Cloud computing may seem more hype than reality as the technology industry is busy refining the term. However, substantive business and market trends are catapulting cloud computing to the forefront.
Companies and governments are using this emerging concept in the real world, and its uses are growing.
Basically, cloud computing is an approach to a shared IT infrastructure in which large pools of computer systems are linked together. Since it accesses 'virtual' resources, cloud computing is not limited by the power and capabilities of local or remote computers. It is the next generation of enterprise data centres, which operate like the internet, providing extreme scale and fast access to networked users.

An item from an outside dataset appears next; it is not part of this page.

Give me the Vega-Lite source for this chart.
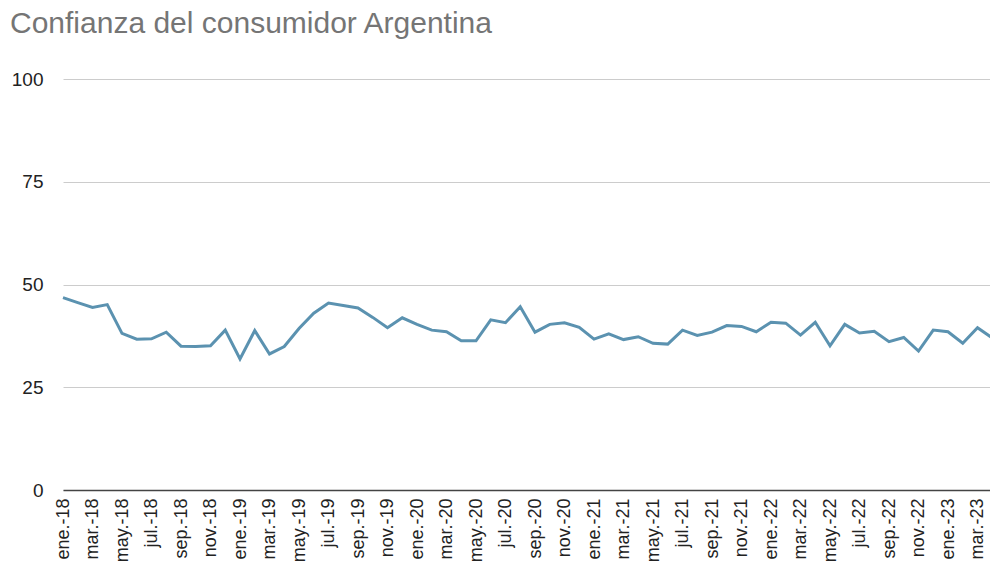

Cloud computing offers a simplified, centralised platform for use when needed, lowering costs and energy use. Unlike grid computing, which distributes IT for a specific task, cloud computing is used across an entire range of activities. The platforms getting the most media attention are externally hosted services, but others are used inside companies, especially those operating globally.
Over the next three to five years, cloud computing will evolve and gain wider use as five major consumer and business trends accelerate.
1. The web as a participatory worldwide communications media
Today the web is used to exchange, contribute and work with information. No longer static as in earlier years, web content is transformed every day by users around the world. Wikipedia, Facebook and YouTube are prominent examples but are the tip of the iceberg. Social networking, streaming audio and video, and other collaborative tools are rapidly growing behind the firewalls of company intranets. Knowledge workers, especially those working in research and development, use web applications to collaborate on work projects across the globe.
China Telecom and Sogeti, a European professional services firm, use internal cloud computing platforms to conduct online, real-time brainstorming sessions among their workers. The high-performance platform is able to collect input from 18,000 Sogeti employees, and sort and analyse it for business use.
Interactive, real-time communications, known as Web 2.0, are a major impetus for cloud computing, which meets the high-performance demands of the dynamic web by processing massive amounts of information in a fraction of a second, using existing infrastructures.
2. The need to use less energy
The goal to reduce the energy used by IT gains traction daily as costs and concerns over carbon emissions increase. Cloud computing uses IT resources more efficiently, reducing the amount of power needed to run data centres. Excess computing power is put to use, rather than being powered on, using energy, but remaining idle. According to Info-Tech Research Group, most computer servers run full time, but are used at 10 percent to 20 percent of capacity. By pooling resources, cloud-computing platforms scale up or down, saving energy and operating costs.
3. Innovation imperative
In a global economy, the quest to be more innovative, to get new ideas to market faster and to use technology to speed up results is a major driver of cloud computing, which offers robust computer power, at lower cost, when and wherever it is needed.
At a Wuxi, China, industrial park, tenants, mostly startup software companies, are able to access an entire IT infrastructure by plugging in their computers. The industrial park worked with IBM to create a cloud-computing centre, which it hosts for its tenants. IT is part of the industrial park's infrastructure, along with heat, lights and water. For software startups, this means lower costs in developing products. They avoid buying and operating their own servers, applications or tools and pay only for the IT services they actually use. Vietnam National University recently established a cloud-computing platform to build IT skills among its workforce more quickly.